Приняв поздравления во взводе и от вахмистра Коробаса, я пошел являться господам офицерам эскадрона. Они все были во дворе своей хаты, и, подходя по старшинству к каждому, я повторял слова явки: «Господин ротмистр (поручик, корнет) честь имею явиться по случаю производства в первый офицерский чин».
Этот день и следующие все – подтверждения, что я уже офицер, не переставали меня радовать. Выйдя первый раз из расположения эскадрона, я наткнулся на строящихся изюмских гусар, и хотя не сразу сообразил, что это ко мне относится, но зато потом очень гордо ответил «Вольно» на команду их вахмистра «Смирно, равнение налево». А у себя в эскадроне я даже покраснел, когда вахмистр Коробас спросил, назначить ли мне вестового или мне угодно самому выбрать. Я ответил, чтобы он назначил немца-колониста Гека, который меня уже об этом просил. Гек стремился в вестовые, чтобы избежать пики и назначений без меня в разъезд, полевой караул и другие наряды, но отказать кому бы то ни было я сегодня не мог. Будущее показало, что хотя Гек был отчаянный трус, я думаю, самый большой в полку, но обо мне все же беспокоился, если этому, конечно, не мешали выстрелы. Под огнем бедный малый становился каким-то серо-зеленым и переставал совершенно соображать. Самый постыдный случай – это его самоличное отступление после конной атаки на конницу красных у Днепровских плавень. Удирая с перепугу, он не только проехал наш обоз, но, взяв твердо направление на юг, в конце концов очутился в нашей базе в Крыму, в 200 верстах от Днепра. Далеко, конечно, ему было до командирского вестового, вестового Ш., – лихого Али и до расторопного Дуракова – вестового Г., но, когда выдавались тихие дни, мой хозяйственный Гек был незаменим.
Вечером за стаканом самогона мы с Белянским принимали вторично поздравления. Были гости. Ахтырец ротмистр Ерофеев[423]

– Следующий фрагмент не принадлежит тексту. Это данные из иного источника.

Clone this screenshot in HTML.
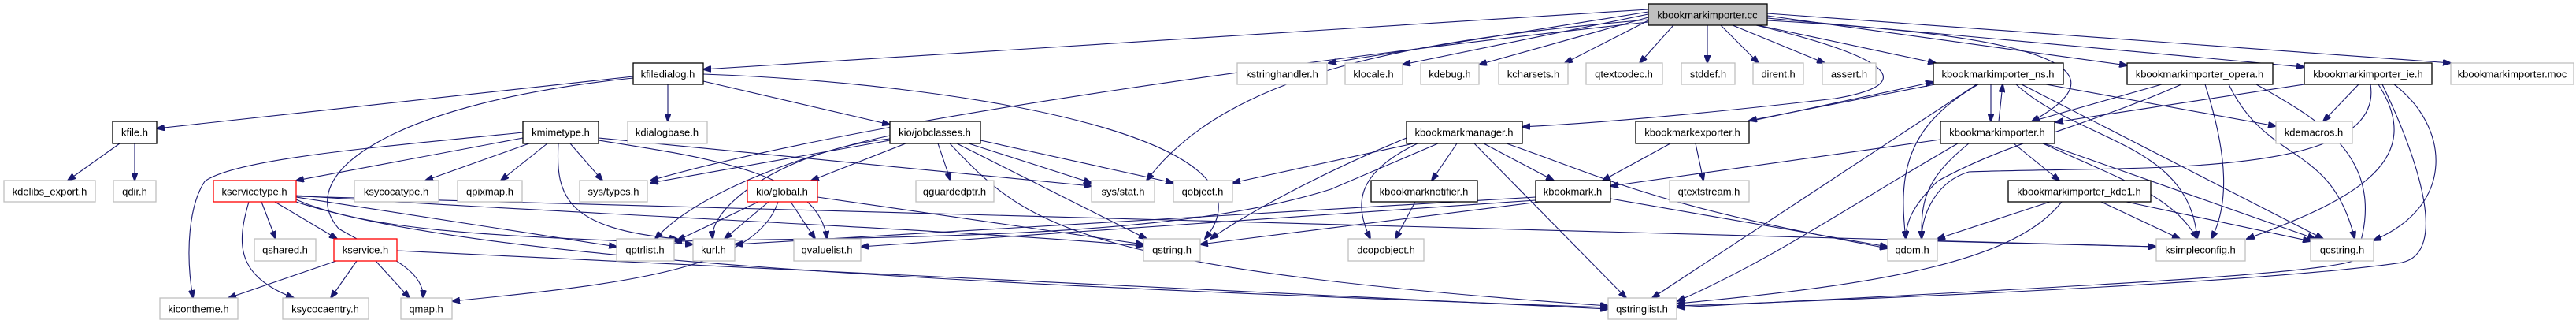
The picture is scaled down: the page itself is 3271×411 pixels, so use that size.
<!DOCTYPE html>
<html><head><meta charset="utf-8"><style>
html,body{margin:0;padding:0;background:#fff;}
svg{display:block}
text{font-family:"Liberation Sans",sans-serif;font-size:13px;fill:#000;text-anchor:middle;dominant-baseline:central}
.b{fill:#fff;stroke:#000;stroke-width:1.3}
.g{fill:#fff;stroke:#bfbfbf;stroke-width:1.3}
.r{fill:#fff;stroke:#ff0000;stroke-width:1.3}
path{fill:none;stroke:#191970;stroke-width:1.1}
</style></head><body>
<svg width="3271" height="411" viewBox="0 0 3271 411" xmlns="http://www.w3.org/2000/svg">
<defs><marker id="a" markerWidth="11" markerHeight="8" refX="10" refY="4" orient="auto" markerUnits="userSpaceOnUse"><path d="M0,0 L11,4 L0,8 Z" style="fill:#191970;stroke:#191970"/></marker></defs>
<g marker-end="url(#a)">
<!-- cc -->
<path d="M2093,12 L893,88"/>
<path d="M2093,15 L1687,80"/>
<path d="M2093,18 L1781,82"/>
<path d="M2093,22 L1878,82"/>
<path d="M2093,26 L1987,80"/>
<path d="M2125,32 L2082,80"/>
<path d="M2168,32 L2168,80"/>
<path d="M2185,32 L2233,80"/>
<path d="M2200,32 L2317,80"/>
<path d="M2232,32 L2458,80"/>
<path d="M2244,20 L2701,83"/>
<path d="M2244,23 L2926,85"/>
<path d="M2244,17 L3112,80"/>
<path d="M2244,26 C2700,50 2660,110 2580,154"/>
<path d="M2230,32 C2430,80 2420,110 2330,125 C2200,140 2050,155 1933,161"/>
<path d="M2093,25 C1800,50 1560,90 1456,229"/>
<path d="M2093,28 C1700,70 1100,150 826,229"/>
<!-- kfiledialog -->
<path d="M804,97 L199,163"/>
<path d="M848,107 L848,154"/>
<path d="M893,103 L1130,158"/>
<path d="M804,99 C500,130 370,220 430,290 C480,320 540,340 537,378"/>
<path d="M893,94 C1200,105 1640,170 1530,303"/>
<!-- kfile -->
<path d="M152,182 L86,229"/>
<path d="M171,182 L171,229"/>
<!-- kmimetype -->
<path d="M664,168 C500,185 300,200 260,230 C240,260 235,320 245,378"/>
<path d="M664,175 L376,229"/>
<path d="M672,182 L540,229"/>
<path d="M695,182 L636,229"/>
<path d="M724,182 L765,229"/>
<path d="M709,182 C705,250 720,290 860,303"/>
<path d="M760,175 L1386,236"/>
<path d="M760,178 C900,200 1040,220 1050,303"/>
<!-- kservicetype -->
<path d="M332,256 L350,303"/>
<path d="M349,256 L428,303"/>
<path d="M316,256 C300,310 300,350 373,378"/>
<path d="M376,250 L783,313"/>
<path d="M376,253 C480,300 700,300 880,310"/>
<path d="M376,248 C700,270 1200,290 1452,312"/>
<path d="M376,256 C600,330 1200,360 2042,390"/>
<path d="M376,249 L2738,313"/>
<!-- kservice -->
<path d="M427,331 L290,378"/>
<path d="M453,331 L420,378"/>
<path d="M477,331 L520,378"/>
<path d="M504,318 L2042,392"/>
<!-- jobclasses -->
<path d="M1150,182 L1030,229"/>
<path d="M1191,182 L1207,229"/>
<path d="M1230,182 L1386,232"/>
<path d="M1245,178 L1490,232"/>
<path d="M1215,182 L1456,303"/>
<path d="M1206,182 C1300,280 1350,340 2042,388"/>
<path d="M1130,172 C1000,200 880,250 832,303"/>
<path d="M1130,176 C1000,190 900,260 905,303"/>
<path d="M1130,178 L826,232"/>
<!-- kio/global -->
<path d="M963,256 L860,305"/>
<path d="M976,256 L920,303"/>
<path d="M1004,256 L1035,303"/>
<path d="M988,256 C960,340 800,360 574,382"/>
<path d="M1038,250 L1452,310"/>
<!-- kbookmarkmanager -->
<path d="M1795,182 L1565,232"/>
<path d="M1826,182 L1690,240 C1500,300 1200,300 856,306"/>
<path d="M1850,182 L1818,229"/>
<path d="M1884,182 L1973,229"/>
<path d="M1872,182 L2065,378"/>
<path d="M1800,182 C1720,220 1720,260 1740,303"/>
<path d="M1913,182 C2050,230 2100,260 2397,315"/>
<path d="M1786,175 C1700,210 1600,260 1537,303"/>
<!-- exporter -->
<path d="M2121,182 L2035,229"/>
<path d="M2153,182 L2163,229"/>
<path d="M2457,107 L2221,153"/>
<path d="M2221,154 L2455,104"/>
<!-- notifier -->
<path d="M1797,256 L1772,303"/>
<!-- kbookmark -->
<path d="M2045,252 L2397,313"/>
<path d="M1950,250 L933,310"/>
<path d="M1950,254 L1093,313"/>
<path d="M1955,256 L1524,310"/>
<!-- ns.h -->
<path d="M2528,107 L2528,154"/>
<path d="M2538,154 L2543,107"/>
<path d="M2598,107 L2890,160"/>
<path d="M2512,107 C2420,160 2410,220 2420,303"/>
<path d="M2567,107 L2950,303"/>
<path d="M2560,107 C2640,180 2780,180 2790,303"/>
<path d="M2510,107 L2098,378"/>
<!-- kbookmarkimporter.h -->
<path d="M2557,182 L2615,229"/>
<path d="M2500,182 C2440,230 2440,260 2440,303"/>
<path d="M2594,182 C2700,230 2760,250 2790,303"/>
<path d="M2596,182 L2940,303"/>
<path d="M2486,182 C2350,260 2250,330 2130,382"/>
<path d="M2464,177 L2045,236"/>
<!-- opera -->
<path d="M2745,107 L2580,154"/>
<path d="M2770,107 C2650,160 2550,180 2460,230 C2430,260 2420,280 2420,303"/>
<path d="M2800,107 C2830,200 2830,260 2808,303"/>
<path d="M2830,107 C2880,210 2960,180 2990,303"/>
<path d="M2865,107 C2940,150 3040,200 2990,330 C2950,350 2500,370 2130,390"/>
<!-- ie -->
<path d="M2926,107 L2610,155"/>
<path d="M2995,107 L2950,154"/>
<path d="M3010,107 C3030,230 2700,210 2500,218 C2460,230 2440,270 2440,303"/>
<path d="M3020,107 C3080,200 3000,250 2853,303"/>
<path d="M3040,107 C3110,160 3120,260 3014,305"/>
<path d="M3025,107 C3070,200 3110,320 3050,333 C2900,355 2500,375 2130,388"/>
<!-- kde1 -->
<path d="M2603,256 L2460,303"/>
<path d="M2668,256 L2768,303"/>
<path d="M2700,256 L2934,306"/>
<path d="M2618,256 C2560,330 2400,360 2130,385"/>
<path d="M2460,306 L2738,313"/>
</g>
<!-- nodes -->
<rect class="g" x="2093" y="5" width="151" height="27" style="fill:#bfbfbf;stroke:#000"/><text x="2168" y="19">kbookmarkimporter.cc</text>
<rect class="b" x="804" y="80" width="89" height="27"/><text x="848" y="94">kfiledialog.h</text>
<rect class="g" x="1571" y="80" width="114" height="27"/><text x="1628" y="94">kstringhandler.h</text>
<rect class="g" x="1708" y="80" width="73" height="27"/><text x="1744" y="94">klocale.h</text>
<rect class="g" x="1804" y="80" width="74" height="27"/><text x="1841" y="94">kdebug.h</text>
<rect class="g" x="1903" y="80" width="88" height="27"/><text x="1947" y="94">kcharsets.h</text>
<rect class="g" x="2014" y="80" width="97" height="27"/><text x="2062" y="94">qtextcodec.h</text>
<rect class="g" x="2135" y="80" width="68" height="27"/><text x="2169" y="94">stddef.h</text>
<rect class="g" x="2226" y="80" width="64" height="27"/><text x="2258" y="94">dirent.h</text>
<rect class="g" x="2314" y="80" width="68" height="27"/><text x="2348" y="94">assert.h</text>
<rect class="b" x="2455" y="80" width="165" height="27"/><text x="2537" y="94">kbookmarkimporter_ns.h</text>
<rect class="b" x="2701" y="80" width="185" height="27"/><text x="2793" y="94">kbookmarkimporter_opera.h</text>
<rect class="b" x="2926" y="80" width="162" height="27"/><text x="3007" y="94">kbookmarkimporter_ie.h</text>
<rect class="g" x="3112" y="80" width="156" height="27"/><text x="3190" y="94">kbookmarkimporter.moc</text>
<rect class="b" x="143" y="154" width="56" height="28"/><text x="171" y="168">kfile.h</text>
<rect class="b" x="664" y="154" width="96" height="28"/><text x="712" y="168">kmimetype.h</text>
<rect class="g" x="797" y="154" width="101" height="28"/><text x="847" y="168">kdialogbase.h</text>
<rect class="b" x="1130" y="154" width="115" height="28"/><text x="1187" y="168">kio/jobclasses.h</text>
<rect class="b" x="1786" y="154" width="147" height="28"/><text x="1859" y="168">kbookmarkmanager.h</text>
<rect class="b" x="2077" y="154" width="144" height="28"/><text x="2149" y="168">kbookmarkexporter.h</text>
<rect class="b" x="2464" y="154" width="145" height="28"/><text x="2536" y="168">kbookmarkimporter.h</text>
<rect class="g" x="2890" y="154" width="97" height="28"/><text x="2938" y="168">kdemacros.h</text>
<rect class="g" x="5" y="229" width="116" height="27"/><text x="63" y="243">kdelibs_export.h</text>
<rect class="g" x="144" y="229" width="54" height="27"/><text x="171" y="243">qdir.h</text>
<rect class="r" x="271" y="229" width="105" height="27"/><text x="323" y="243">kservicetype.h</text>
<rect class="g" x="450" y="229" width="107" height="27"/><text x="503" y="243">ksycocatype.h</text>
<rect class="g" x="581" y="229" width="82" height="27"/><text x="622" y="243">qpixmap.h</text>
<rect class="g" x="736" y="229" width="86" height="27"/><text x="779" y="243">sys/types.h</text>
<rect class="r" x="949" y="229" width="89" height="27"/><text x="993" y="243">kio/global.h</text>
<rect class="g" x="1163" y="229" width="99" height="27"/><text x="1212" y="243">qguardedptr.h</text>
<rect class="g" x="1386" y="229" width="80" height="27"/><text x="1426" y="243">sys/stat.h</text>
<rect class="g" x="1490" y="229" width="75" height="27"/><text x="1527" y="243">qobject.h</text>
<rect class="b" x="1741" y="229" width="135" height="27"/><text x="1808" y="243">kbookmarknotifier.h</text>
<rect class="b" x="1950" y="229" width="95" height="27"/><text x="1997" y="243">kbookmark.h</text>
<rect class="g" x="2120" y="229" width="101" height="27"/><text x="2170" y="243">qtextstream.h</text>
<rect class="b" x="2550" y="229" width="181" height="27"/><text x="2640" y="243">kbookmarkimporter_kde1.h</text>
<rect class="g" x="323" y="303" width="78" height="28"/><text x="362" y="317">qshared.h</text>
<rect class="r" x="424" y="303" width="80" height="28"/><text x="464" y="317">kservice.h</text>
<rect class="g" x="783" y="303" width="73" height="28"/><text x="819" y="317">qptrlist.h</text>
<rect class="g" x="880" y="303" width="53" height="28"/><text x="906" y="317">kurl.h</text>
<rect class="g" x="1008" y="303" width="85" height="28"/><text x="1050" y="317">qvaluelist.h</text>
<rect class="g" x="1452" y="303" width="72" height="28"/><text x="1488" y="317">qstring.h</text>
<rect class="g" x="1712" y="303" width="96" height="28"/><text x="1760" y="317">dcopobject.h</text>
<rect class="g" x="2397" y="303" width="63" height="28"/><text x="2428" y="317">qdom.h</text>
<rect class="g" x="2738" y="303" width="113" height="28"/><text x="2794" y="317">ksimpleconfig.h</text>
<rect class="g" x="2934" y="303" width="80" height="28"/><text x="2974" y="317">qcstring.h</text>
<rect class="g" x="203" y="378" width="99" height="27"/><text x="252" y="392">kicontheme.h</text>
<rect class="g" x="359" y="378" width="109" height="27"/><text x="413" y="392">ksycocaentry.h</text>
<rect class="g" x="509" y="378" width="65" height="27"/><text x="541" y="392">qmap.h</text>
<rect class="g" x="2042" y="378" width="87" height="27"/><text x="2085" y="392">qstringlist.h</text>
</svg>
</body></html>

донимал нас – новопроизведенных зверей. Этот бесстрашный, лихой кавалерист был, как всегда, душой общества.Наши офицеры нас тоже подцукивали для порядка. Один из гостей, поручик Н., драгунского полка, фамилию его все забыли, так как за чрезмерное употребление спиртных напитков он давно слыл за поручика Каца, долго рассказывал про вчерашнее дело их полка. Так как в поручике было уже большое количество самогона, он начал его представлять и никак не мог кончить свои тра-та-та-та. Г. и я вышли освежиться, из хаты все неслось тра-та-та-та. Миша уверял, что, пока поручик Кац не выпустит 5—6 лент, он не успокоится. Как говорится, беседа затянулась далеко за полночь, и было поздно, когда Ц. и я пошли в нашу хату, стоящую в поле недалеко от командирской, в которой мы пировали. Рано утром было назначено выступление.